Scripps Ranch Family Heads Home from British Virgin Islands

A Scripps Ranch family who survived an “extremely crazy” night as Hurricane Irma’s powerful winds battered the Caribbean is on their way home to California.

Jennifer Engels Madsen, her husband John Madsen and her sons Andy Madsen, a Cal Poly student and Ryan Madsen, a UC Davis student were vacationing in the British Virgin Islands before the core of the storm swept over the island on Wednesday, September 6.

At least 53 people across the Caribbean and the Southeastern United States were killed by Irma, which at its peak was a Category 5 hurricane, the strongest there is.

The family had rented a boat to hop from tiny island to tiny island on what should have been a dream vacation.

However, they were forced to hunker down, surrounded by mattresses on Tortola, the largest of the British Virgin Islands, when the hurricane struck.

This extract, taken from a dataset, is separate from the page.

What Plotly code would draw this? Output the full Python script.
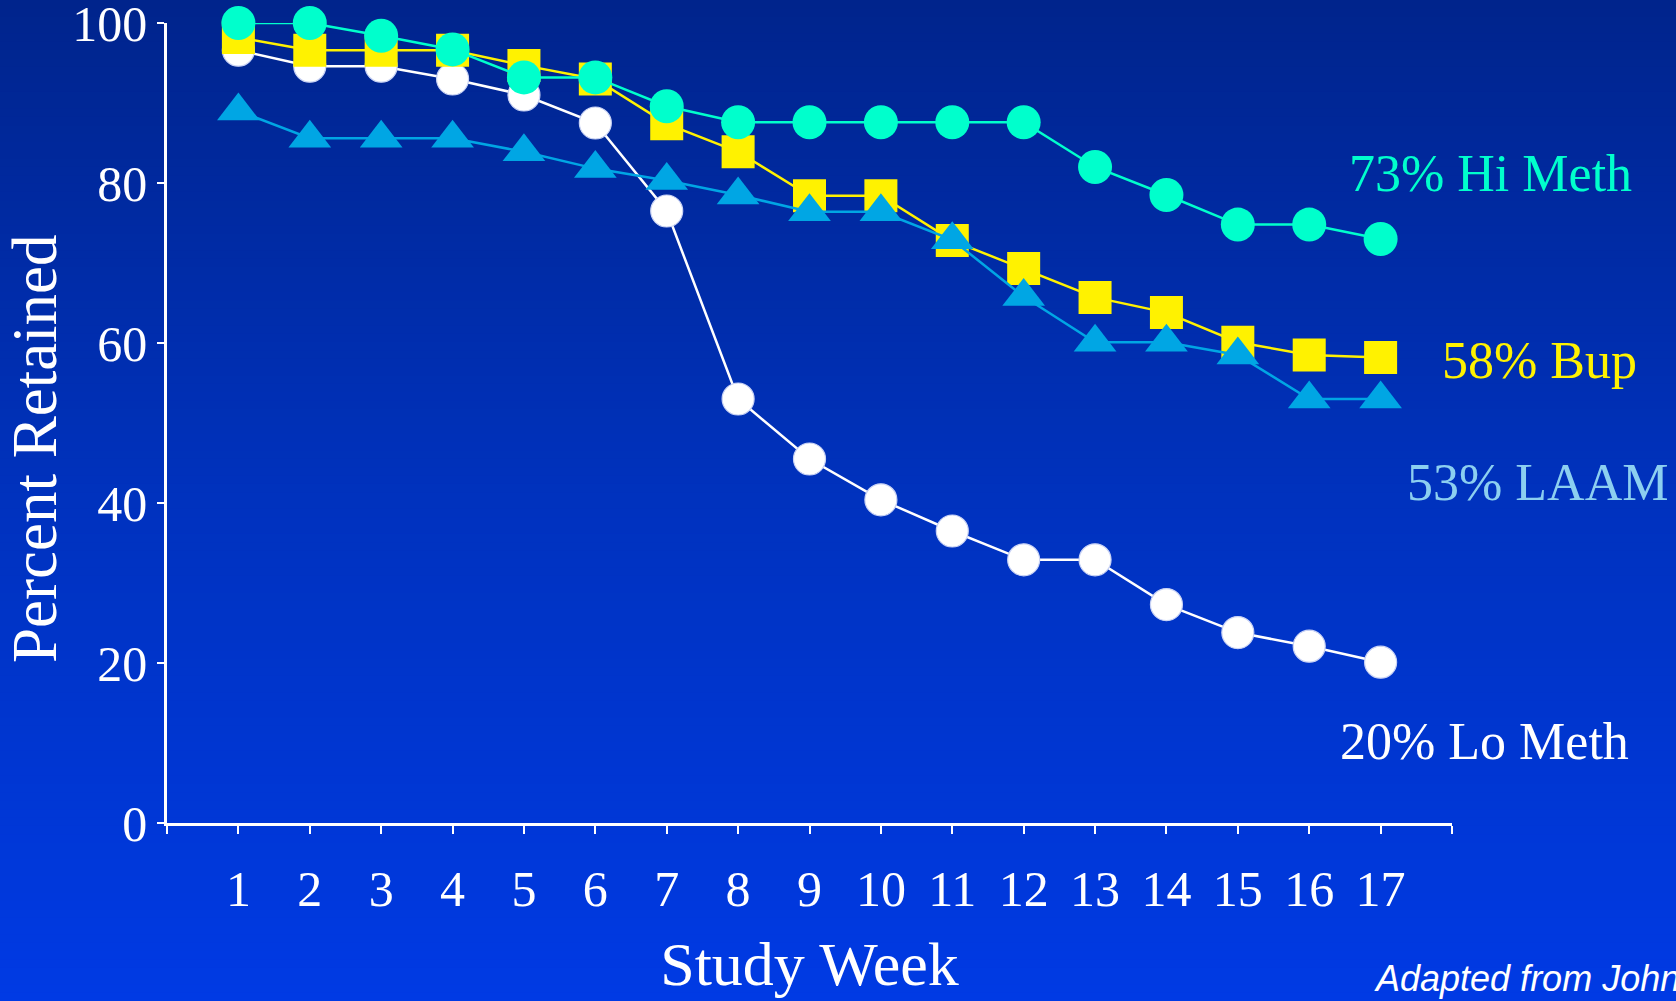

Hours after the storm passed the British Virgin Islands, friends of the Madsen family at Canyon Springs Church learned the family had survived the night.

Pastor Jack Hawkins said the Madsens wandered into a hotel, barricaded themselves in a bathroom with mattresses up against the wall and charged their phones before the hurricane hit.

“Made it through the worst,” read the post attributed to Jennifer Engels Madsen. “Extremely crazy. A lot of our hotel was destroyed and we took in other displaced people.”

She went on to say, “Never been through anything so scary in my life.”

One week after the hurricane, the Madsens were in Puerto Rico on Tuesday and planning on flying home to San Diego Wednesday.

Madsen used Facebook to update her friends and family to thank them for their prayers. 

The family had access to text messages and spent the week helping local homeless and surveying the damage, capturing images of cars overturned and left on top of boats and a battered harbor area. 

On September 9, the government of the British Virgin Islands established a curfew from 6 p.m. to 6 a.m. The island was getting assistance from the United Kingdom in the form of thousands of troops and a $32 million aid package. 

On Wednesday, FEMA officials have said they will be on the ground in the US Virgin Islands soon to get the loan assistance up and running but the priority was to make sure residents had food, shelter, and medical care.